I am the proud aunt of 7 nieces and nephews. All of them are beautiful and have their own characters and when they're all together they bring me a joy that is indescribable just watching them interact with each other. Of them all I worry most about my youngest niece 'mini me' who is just 14 years old. She's a beautiful vibrant young girl with a big heart and though she's become a bit to friendly with mascara and eyeliner for my liking (protective aunt speaking) I can't deny she has a beauty that radiates every time I look at her. So much so that she's now finding my lengthy lectures about valuing her beauty and self worth tiresome. However, I hope as she matures she'll understand it's all done out of love. You see in today's society there are so many external factors that contribute to the way we see ourselves. Our depiction of ourselves can sometimes be affected by our negative experiences in life and unknowingly cause us to undervalue ourselves in work, in friendship, in family and too often in love.

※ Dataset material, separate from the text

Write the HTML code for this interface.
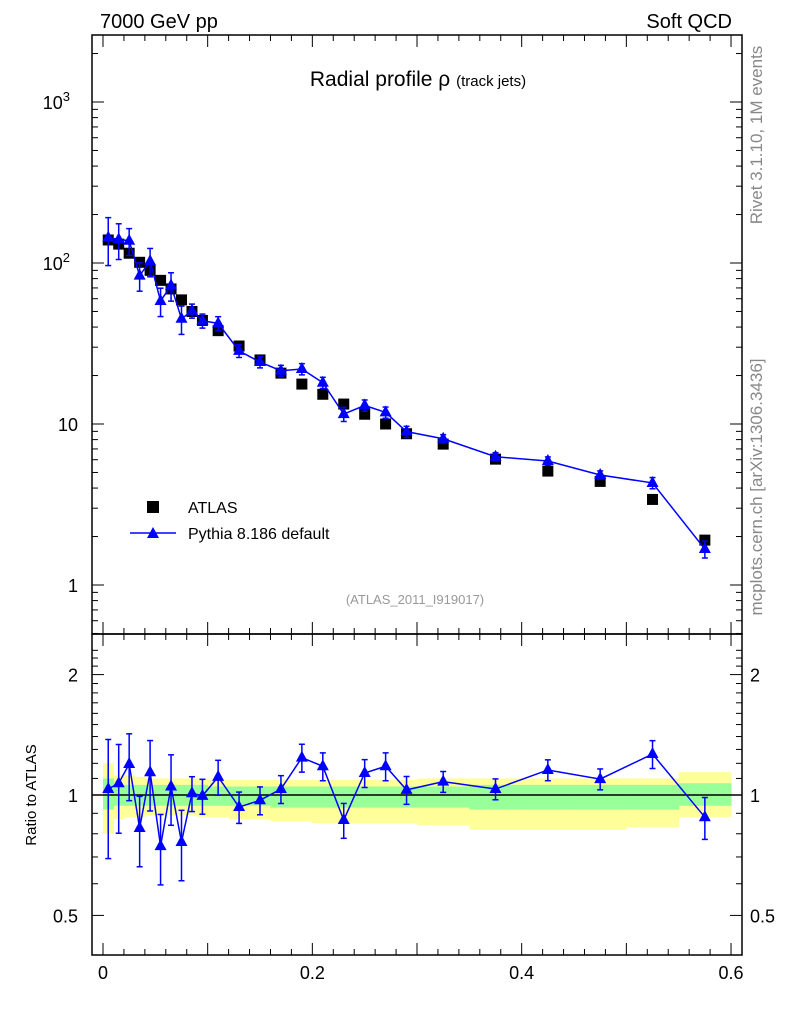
<!DOCTYPE html>
<html><head><meta charset="utf-8"><style>
body{margin:0;background:#fff}
svg{display:block;font-family:"Liberation Sans",sans-serif}
</style></head><body>
<svg id="c" width="786" height="1024" viewBox="0 0 786 1024">
<text x="100" y="28" font-size="20">7000 GeV pp</text>
<text x="732" y="28" font-size="20" text-anchor="end">Soft QCD</text>
<text x="418" y="86" font-size="21" text-anchor="middle">Radial profile ρ <tspan font-size="15">(track jets)</tspan></text>
<text x="415" y="604" font-size="13" fill="#999" text-anchor="middle">(ATLAS_2011_I919017)</text>
<text transform="translate(762,135) rotate(-90)" font-size="17" fill="#888" text-anchor="middle">Rivet 3.1.10,  1M events</text>
<text transform="translate(762,487) rotate(-90)" font-size="17" fill="#888" text-anchor="middle">mcplots.cern.ch [arXiv:1306.3436]</text>
<text transform="translate(36,795) rotate(-90)" font-size="15" text-anchor="middle">Ratio to ATLAS</text>
<g>
<rect x="147" y="501" width="12" height="12" fill="#000"/>
<text x="188" y="513" font-size="16">ATLAS</text>
<line x1="130" y1="533" x2="176" y2="533" stroke="#00f" stroke-width="1.5"/>
<polygon points="153,527 147,538 159,538" fill="#00f"/>
<text x="188" y="539" font-size="16">Pythia 8.186 default</text>
</g>
</svg>
<script>
const xCenters=[0.005,0.015,0.025,0.035,0.045,0.055,0.065,0.075,0.085,0.095,0.11,0.13,0.15,0.17,0.19,0.21,0.23,0.25,0.27,0.29,0.325,0.375,0.425,0.475,0.525,0.575];
const xLo=[0,0.01,0.02,0.03,0.04,0.05,0.06,0.07,0.08,0.09,0.1,0.12,0.14,0.16,0.18,0.2,0.22,0.24,0.26,0.28,0.3,0.35,0.4,0.45,0.5,0.55];
const xHi=[0.01,0.02,0.03,0.04,0.05,0.06,0.07,0.08,0.09,0.1,0.12,0.14,0.16,0.18,0.2,0.22,0.24,0.26,0.28,0.3,0.35,0.4,0.45,0.5,0.55,0.6];
const atlas=[139,131,115,101,90,78,69,59,50,44,38,30.5,25,20.7,17.7,15.3,13.3,11.5,10,8.7,7.5,6.05,5.1,4.4,3.4,1.9];
const ratio=[1.035,1.07,1.195,0.827,1.14,0.745,1.05,0.763,1.01,0.995,1.11,0.933,0.97,1.035,1.24,1.18,0.866,1.135,1.18,1.03,1.08,1.035,1.155,1.096,1.266,0.88];
const relErr=[0.33,0.25,0.19,0.2,0.2,0.2,0.2,0.2,0.1,0.1,0.1,0.09,0.08,0.08,0.08,0.08,0.1,0.08,0.08,0.08,0.06,0.06,0.06,0.06,0.08,0.12];
const yelHi=[1.20,1.12,1.12,1.11,1.10,1.10,1.10,1.10,1.10,1.10,1.09,1.09,1.09,1.09,1.09,1.09,1.09,1.09,1.09,1.09,1.10,1.10,1.10,1.10,1.10,1.14];
const yelLo=[0.80,0.87,0.88,0.88,0.89,0.89,0.89,0.89,0.89,0.88,0.88,0.87,0.87,0.86,0.86,0.85,0.85,0.85,0.85,0.85,0.84,0.82,0.82,0.82,0.83,0.88];
const grnHi=[1.10,1.06,1.06,1.06,1.06,1.06,1.06,1.06,1.06,1.06,1.05,1.05,1.05,1.05,1.05,1.05,1.05,1.05,1.05,1.05,1.05,1.06,1.06,1.06,1.06,1.07];
const grnLo=[0.92,0.94,0.94,0.94,0.94,0.94,0.94,0.94,0.94,0.94,0.94,0.94,0.94,0.93,0.93,0.93,0.93,0.93,0.93,0.93,0.93,0.92,0.92,0.92,0.92,0.94];
const xTicks=[0,0.2,0.4,0.6];
const xTickLabels=["0","0.2","0.4","0.6"];
const mainTicks=[1,10,100,1000];
const ratioTicks=[0.5,1,2];
const ratioTickLabels=["0.5","1","2"];

const NS="http://www.w3.org/2000/svg";
const svg=document.getElementById('c');
function el(t,a,p){const e=document.createElementNS(NS,t);for(const k in a)e.setAttribute(k,a[k]);(p||svg).appendChild(e);return e;}
const L=92,R=742,T=35,M=634,B=955;
const X=v=>103+v*1046.7;
const YM=v=>585-Math.log10(v)*161;
const YR=v=>795-Math.log10(v)*400;

const bands=el('g',{});


xCenters.forEach((c,i)=>{
  const y=el('rect',{x:X(xLo[i]),y:YR(yelHi[i]),width:X(xHi[i])-X(xLo[i])+0.5,height:YR(yelLo[i])-YR(yelHi[i]),fill:'#ffff99'},bands);
  
  
});
xCenters.forEach((c,i)=>{
  const g=el('rect',{x:X(xLo[i]),y:YR(grnHi[i]),width:X(xHi[i])-X(xLo[i])+0.5,height:YR(grnLo[i])-YR(grnHi[i]),fill:'#99ff99'},bands);
  
  
});
const ref=el('line',{x1:L,x2:R,y1:YR(1),y2:YR(1),stroke:'#000','stroke-width':1.5});



const f1=el('rect',{x:L,y:T,width:R-L,height:M-T,fill:'none',stroke:'#000','stroke-width':1.5});


const f2=el('rect',{x:L,y:M,width:R-L,height:B-M,fill:'none',stroke:'#000','stroke-width':1.5});



for(let k=0;k<=30;k++){const v=k*0.02;const x=X(v);const major=k%5===0;const len=major?12:6;
  [T,M].forEach(y0=>el('line',{x1:x,x2:x,y1:y0,y2:y0+len,stroke:'#000'}));
  [M,B].forEach(y0=>el('line',{x1:x,x2:x,y1:y0,y2:y0-len,stroke:'#000'}));
}
xTicks.forEach((v,i)=>{const t=el('text',{x:X(v),y:979,'font-size':18,'text-anchor':'middle'});t.textContent=xTickLabels[i];
  
  });
for(let d=-1;d<=3;d++)for(let m=1;m<10;m++){const v=m*Math.pow(10,d);const y=YM(v);if(y<T||y>M)continue;const len=m===1?12:6;
  el('line',{x1:L,x2:L+len,y1:y,y2:y,stroke:'#000'});el('line',{x1:R,x2:R-len,y1:y,y2:y,stroke:'#000'});}
mainTicks.forEach(v=>{const y=YM(v);const t=el('text',{x:78,y:y+7,'font-size':18,'text-anchor':'end'});
  const e=Math.log10(v);
  if(e<2)t.textContent=String(v);else{t.textContent='10';const s=el('tspan',{dy:-8,'font-size':13},t);s.textContent=String(e);t.setAttribute('x',70);}
  
  });
for(let v=0.5;v<=2.31;v+=0.1){const y=YR(v);if(y<M||y>B)continue;const big=Math.abs(v-0.5)<1e-6||Math.abs(v-1)<1e-6||Math.abs(v-2)<1e-6;const len=big?12:6;
  el('line',{x1:L,x2:L+len,y1:y,y2:y,stroke:'#000'});el('line',{x1:R,x2:R-len,y1:y,y2:y,stroke:'#000'});}
ratioTicks.forEach((v,i)=>{const y=YR(v);
  const t=el('text',{x:78,y:y+7,'font-size':18,'text-anchor':'end'});t.textContent=ratioTickLabels[i];
  
  
  const t2=el('text',{x:750,y:y+7,'font-size':18});t2.textContent=ratioTickLabels[i];
  
  });

atlas.forEach((v,i)=>{const r=el('rect',{x:X(xCenters[i])-5.5,y:YM(v)-5.5,width:11,height:11,fill:'#000'});
  
  });

const py=atlas.map((a,i)=>a*ratio[i]);
function series(Y,vals,name){
  const g=el('g',{});
  
  
  const pts=vals.map((v,i)=>X(xCenters[i])+','+Y(v)).join(' ');
  el('polyline',{points:pts,fill:'none',stroke:'#00f','stroke-width':1.5},g);
  vals.forEach((v,i)=>{const x=X(xCenters[i]);const y1=Y(v*(1+relErr[i])),y2=Y(Math.max(v*(1-relErr[i]),1e-3));
    el('line',{x1:x,x2:x,y1:y1,y2:y2,stroke:'#00f','stroke-width':1.5},g);
    el('line',{x1:x-3,x2:x+3,y1:y1,y2:y1,stroke:'#00f','stroke-width':1.5},g);
    el('line',{x1:x-3,x2:x+3,y1:y2,y2:y2,stroke:'#00f','stroke-width':1.5},g);
    const y=Y(v);
    const p=el('polygon',{points:`${x},${y-7} ${x-6},${y+4} ${x+6},${y+4}`,fill:'#00f'},g);
    
    
  });
}
series(YM,py,'pythia-main-series');
series(YR,ratio,'pythia-ratio-series');
</script>
</body></html>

As a young black woman I have sometimes struggled with my own price tag and all too often the underpricing of myself has left me coming up short changed in all of the above. In my younger days society taught me that the colour, or should I say shade, of my skin tone made me less marketable, unattractive, ignorant and less likely to achieve anything in life. In the second instance (all too often in the work place) sometimes someone would feel it was their place to remind me of mine. Thirdly, falsified friendships and relationships clouded my judgement of what real friendships and relationships should be. For a while, all of these things left me trailing behind myself as I knew what I was capable of but didn't place enough value on myself to be able to achieve. It wasn't until I took a Kit Kat break to really think about my life that I truly began to understand what the term my value really meant to me.

What am I worth?

The unfortunate way things are today means that all too often we as young women are made to feel we need to look, act or live a certain way to get on in life. We can be scared to break the mould because we're worried that we may be excluded from a social circle or not fit in with our peers. As people in general, we can believe that if we represent ourselves in a certain way then others will set the price tag for us or form better opinions of us. How we choose to represent ourselves of course is entirely up to us as individuals but all too often we follow what we see. As a young girl the representation I saw of black women in the media usually meant they were scantily dressed & loud amongst other things and even although I saw they were the same colour as me, they never truly represented what or who I really was, yet it was all too easy to imitate them; yep that's right, up in the club waiting for a thug (yes I know those are the wrong words but you follow me). It wasn't until I fully experienced and understood the negative connotations of this lifestyle that I questioned what is was really doing for me. I realised that it was ok to swim against the tide and try doing something different. It was ok to want a successful career. It was ok to want a loving relationship that didn't mean I had to compromise myself in ways I didn't like. It was ok to just be me! In fact it was so good just being me, that me, myself and I have been getting on great ever since. Yes we have our occasional fall outs but what's fantastic about my relationship with me is that I have learnt to love me in a way that I didn't know I could and everyday that gets stronger. So strong in fact that I value the time I put into me. I value the gifts that I give to me and what I get back in return and I value the people, experiences, opportunities that we experience as they are a blessing. The biggest blessing of it all is that I have learnt not to take me for granted. Don't get me wrong, I'm only human so by rights I have to slip up occasionally but knowing how valuable I am means that I like to make sure that I stay happy, so I do what I can to make it that way. That means I keep positive people around me, invest time in my career no matter how hard it may be to reach the end goal. Stay right and in love with my family and my relationship with God and love where it's deserved because my heart is my kryptonite and you can't put a price on that.

If there was a price tag on your forehead how much would it read? Mine reads Invaluable because I stay believing I'm truly Gifted and Highly Favoured.